Alberta Band Joins Oils Business

By Staff Writers

Fort McKay First Nation, home to 500 people of Cree and Dene ancestry, is forming a private oil sands company that will be run as a division within the Fort McKay Group of Companies. Located 65 kilometers northwest of the oil sands hub of Fort McMurray, Alberta, it is the first aboriginal community to join the oil sands booming business as a producer, with plans to develop a $1 billion mining project with Shell Canada Limited.

The Fort McKay Group of Companies is a conglomerate of seven businesses, owned 100% by the Band. The Companies have successfully supported nearby oil sands development for the past ten years. It generated $50 million in revenue in 2005, through land-reclamation services, hauling ore, transportation and camp catering.

On April 19, 2006, Shell Canada Limited and Fort McKay First Nation announced that they have entered into an agreement that outlines an exchange of options to acquire oil sands leases, specifically Shell’s Lease 90 and Fort McKay oil sands lands received as part of its land claim and resources rights settlement with Ottawa in 2003. The 8200 acres of prime oil sands territory could hold 500 million barrels of bitumen.

This innovative agreement recognizes the right and interest of Fort McKay First Nation to commercialize land received under its treaty land claim settlement by leasing it to Shell for potential incorporation into the Athabasca Oil Sands Project, and receiving royalty payments on production. At the same time the agreement facilitates the First Nation’s entry into the oil sands business through an option to acquire and work with Shell on the development of Lease 90.

The Athabasca Oil Sands Project is a joint venture among Shell Canada Limited. (60%); Chevron Canada Limited (20%); and Western Oil Sands L.P. (20%). With the current mine designed to produce 155,000 barrels of bitumen a day, Shell has announced long-term plans to increase the total Athabasca Oil Sands Project production to more than 500 000 barrels a day.

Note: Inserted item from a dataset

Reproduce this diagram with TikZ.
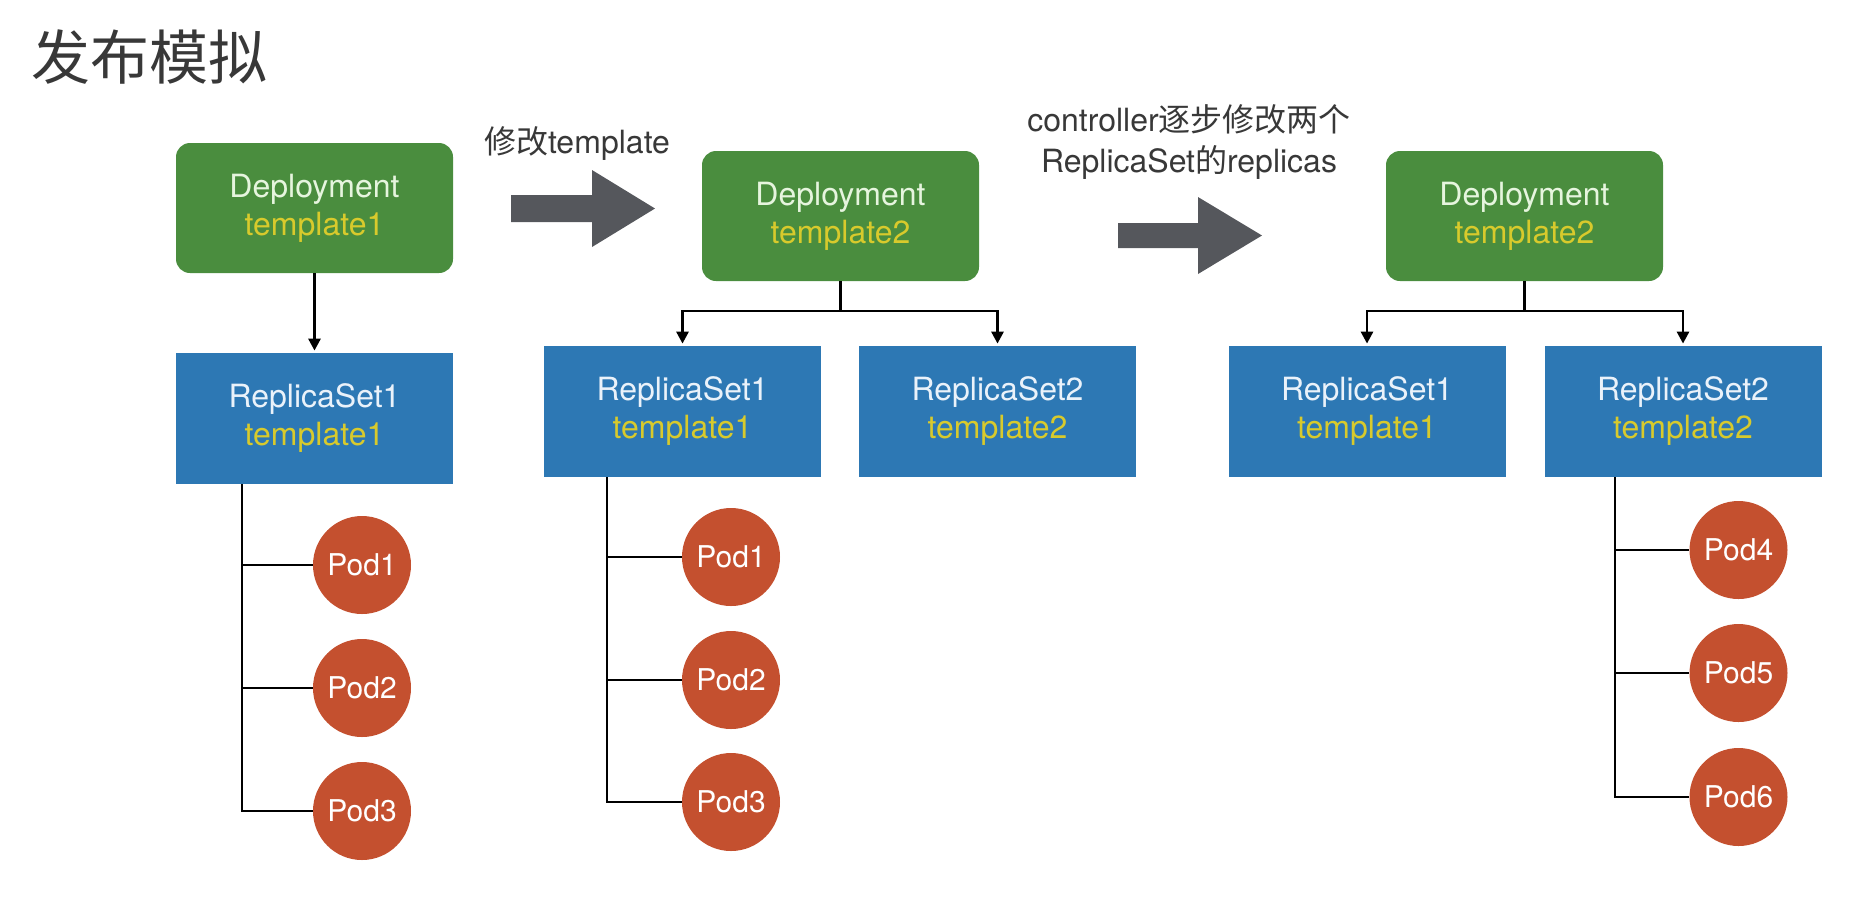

Fort McKay Chief Jim Boucher said in an interview “In terms of a small community like Fort McKay, there’s never been anything seen of this nature anywhere in Canada, in terms of ownership of natural resources and the economic opportunities that will arise from developing this project.”

The enterprising First Nation, once a fur trading and trapping hub, was able to move forward with its plans after royal assent was given late last November to Bill C-71, the First Nations Commercial and Industrial Development Act. Chief Boucher played a prominent role designing the legislation, which in part created a regulatory framework for large scale Aboriginal- backed endeavours, such as this.

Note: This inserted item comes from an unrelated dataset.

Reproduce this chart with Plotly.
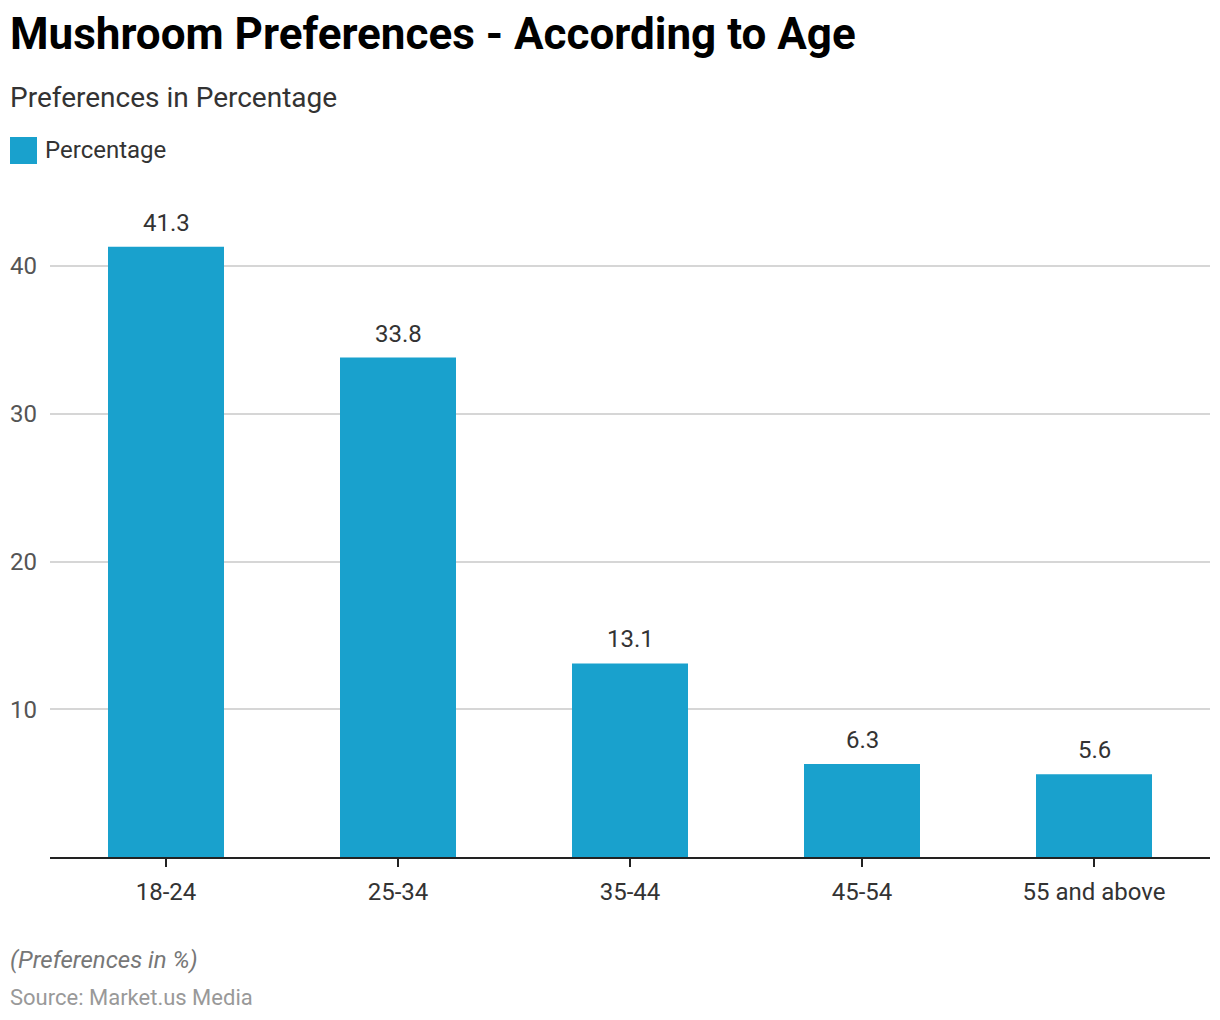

“A lease of Fort McKay First Nation’s land will be an excellent addition to our long-term business plan,” said Clive Mather, Shell Canada’s President and CEO. “While additional work with government must yet be done to move forward, this agreement has the potential to return tremendous value to both Shell and Fort McKay for many years to come.”

“As an owner of oil sands lands and several oil sands service businesses, Fort McKay has a strong position in the oil sands today,” said Chief Jim Boucher. “We are currently evaluating our options to participate with Shell in the development of Lease 90, and have agreed to grant Shell an option to lease part of our treaty land for development. We are excited about the possibility of becoming an oil sands developer in our own right and in our own way for the benefit of our community.”

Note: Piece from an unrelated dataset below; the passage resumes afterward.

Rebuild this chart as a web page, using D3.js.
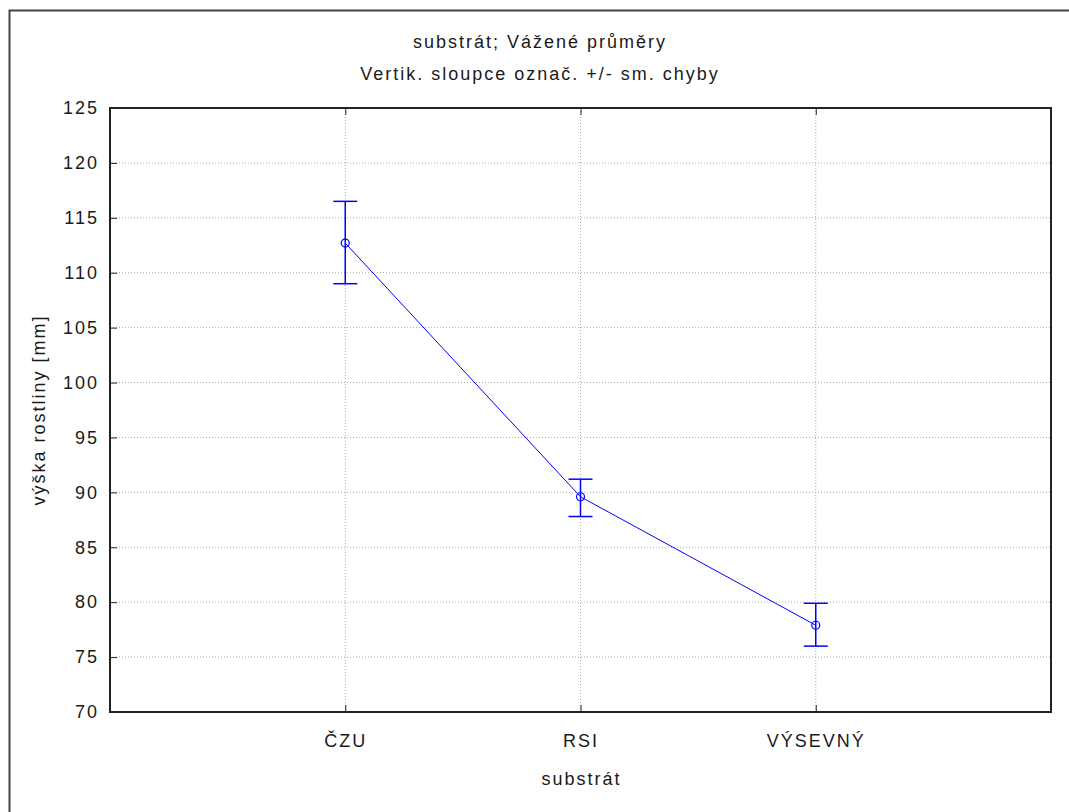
<!DOCTYPE html>
<html>
<head>
<meta charset="utf-8">
<script src="https://cdn.jsdelivr.net/npm/d3@7"></script>
<style>
  body { margin: 0; background: #fff; }
  text { font-family: "Liberation Sans", Arial, sans-serif; fill: #1a1a1a; font-size: 18px; letter-spacing: 2px; }
</style>
</head>
<body>
<div id="chart"></div>
<script>
// data
const categories = ["ČZU", "RSI", "VÝSEVNÝ"];
const means = [112.7, 89.6, 77.9];
const upper = [116.5, 91.2, 79.9];
const lower = [109.0, 87.8, 76.0];
const yTicks = [70, 75, 80, 85, 90, 95, 100, 105, 110, 115, 120, 125];

const width = 1069, height = 812;
const margin = { top: 108, right: 18, bottom: 100, left: 110 };
const chartWidth = width - margin.left - margin.right;
const chartHeight = height - margin.top - margin.bottom;

const svg = d3.select("#chart").append("svg")
  .attr("width", width)
  .attr("height", height);

// outer frame (only left/top visible)
svg.append("path")
  .attr("d", `M9.5,${height} V10.5 H${width}`)
  .attr("fill", "none")
  .attr("stroke", "#444")
  .attr("stroke-width", 2);

const g = svg.append("g")
  .attr("transform", `translate(${margin.left},${margin.top})`);

const x = d3.scalePoint()
  .domain(categories)
  .range([0, chartWidth])
  .padding(1);

const y = d3.scaleLinear()
  .domain([70, 125])
  .range([chartHeight, 0]);

// grid
g.selectAll(".hgrid")
  .data(yTicks.filter(t => t > 70 && t < 125))
  .enter().append("line")
  .attr("x1", 0).attr("x2", chartWidth)
  .attr("y1", d => y(d)).attr("y2", d => y(d))
  .attr("stroke", "#aaa")
  .attr("stroke-dasharray", "1,2");

g.selectAll(".vgrid")
  .data(categories)
  .enter().append("line")
  .attr("x1", d => x(d)).attr("x2", d => x(d))
  .attr("y1", 0).attr("y2", chartHeight)
  .attr("stroke", "#aaa")
  .attr("stroke-dasharray", "1,2");

// axes
const yAxis = g.append("g")
  .call(d3.axisLeft(y).tickValues(yTicks).tickSizeInner(-7).tickSizeOuter(0).tickPadding(11));
yAxis.select(".domain").remove();
yAxis.selectAll("line").attr("stroke", "#222");
yAxis.selectAll("text").attr("font-size", null).attr("font-family", null).attr("fill", "#1a1a1a");

const xAxis = g.append("g")
  .attr("transform", `translate(0,${chartHeight})`)
  .call(d3.axisBottom(x).tickSizeInner(-7).tickSizeOuter(0).tickPadding(22));
xAxis.select(".domain").remove();
xAxis.selectAll("line").attr("stroke", "#222");
xAxis.selectAll("text").attr("font-size", null).attr("font-family", null).attr("fill", "#1a1a1a");

const xTop = g.append("g")
  .call(d3.axisTop(x).tickSizeInner(-7).tickSizeOuter(0).tickFormat(""));
xTop.select(".domain").remove();
xTop.selectAll("line").attr("stroke", "#222");

// plot frame
g.append("rect")
  .attr("width", chartWidth)
  .attr("height", chartHeight)
  .attr("fill", "none")
  .attr("stroke", "#222")
  .attr("stroke-width", 2);

// line
const pts = categories.map((c, i) => ({ c, m: means[i], hi: upper[i], lo: lower[i] }));
g.append("path")
  .datum(pts)
  .attr("fill", "none")
  .attr("stroke", "#0000ff")
  .attr("stroke-width", 1)
  .attr("d", d3.line().x(d => x(d.c)).y(d => y(d.m)));

// error bars
const eb = g.selectAll(".err").data(pts).enter().append("g");
eb.append("line")
  .attr("x1", d => x(d.c)).attr("x2", d => x(d.c))
  .attr("y1", d => y(d.hi)).attr("y2", d => y(d.lo))
  .attr("stroke", "#0000ff").attr("stroke-width", 1.5);
[d => d.hi, d => d.lo].forEach(f => {
  eb.append("line")
    .attr("x1", d => x(d.c) - 12).attr("x2", d => x(d.c) + 12)
    .attr("y1", d => y(f(d))).attr("y2", d => y(f(d)))
    .attr("stroke", "#0000ff").attr("stroke-width", 1.5);
});
eb.append("circle")
  .attr("cx", d => x(d.c)).attr("cy", d => y(d.m))
  .attr("r", 4)
  .attr("fill", "none")
  .attr("stroke", "#0000ff")
  .attr("stroke-width", 1.2);

// titles
svg.append("text")
  .attr("x", 540).attr("y", 48)
  .attr("text-anchor", "middle")
  .text("substrát; Vážené průměry");
svg.append("text")
  .attr("x", 540).attr("y", 80)
  .attr("text-anchor", "middle")
  .text("Vertik. sloupce označ. +/- sm. chyby");

svg.append("text")
  .attr("x", margin.left + chartWidth / 2 + 1).attr("y", 785)
  .attr("text-anchor", "middle")
  .text("substrát");

svg.append("text")
  .attr("transform", `translate(45,${margin.top + chartHeight / 2}) rotate(-90)`)
  .attr("text-anchor", "middle")
  .text("výška rostliny [mm]");
</script>
</body>
</html>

Fort McKay’s Lease 90 development plans will be based on project economics and integration with the existing Muskeg River Mine. SNC Lavalin has been contracted to conduct initial front-end engineering work on which a cost estimate can be made for the mining project, a number Chief Boucher said could be about $1 billion. Lease development models under consideration range from Fort McKay providing mining services, to the First Nation owning Lease 90 and managing the oil sands process from mining, through to bitumen extraction and land reclamation.

“We take a balanced view of development and know the effects development has on the land, and our traditional way of life,” said Chief Boucher. “However, development is occurring and from the mining phase, through the life cycle of the project and environmental reclamation, this is our opportunity to participate fully and build a long term economic vision for Fort McKay.”

Chevron Canada Limited and Western Oil Sands L.P. each have the option to participate with Shell in the development of its Athabasca oil sands leases. This option would extend to Shell’s lease agreement with Fort McKay.

The 8200 acres of oil sands owned by Fort McKay is surrounded by larger companies with larger stakes: Petro Canada’s proposed Fort Hills oil sands mine is to the west; the enormous Muskeg River Mine owned by Shell, Chevron and Western Oil Sands is to the east; and Syncrude Canada’s Aurora mine borders the southeastern edge.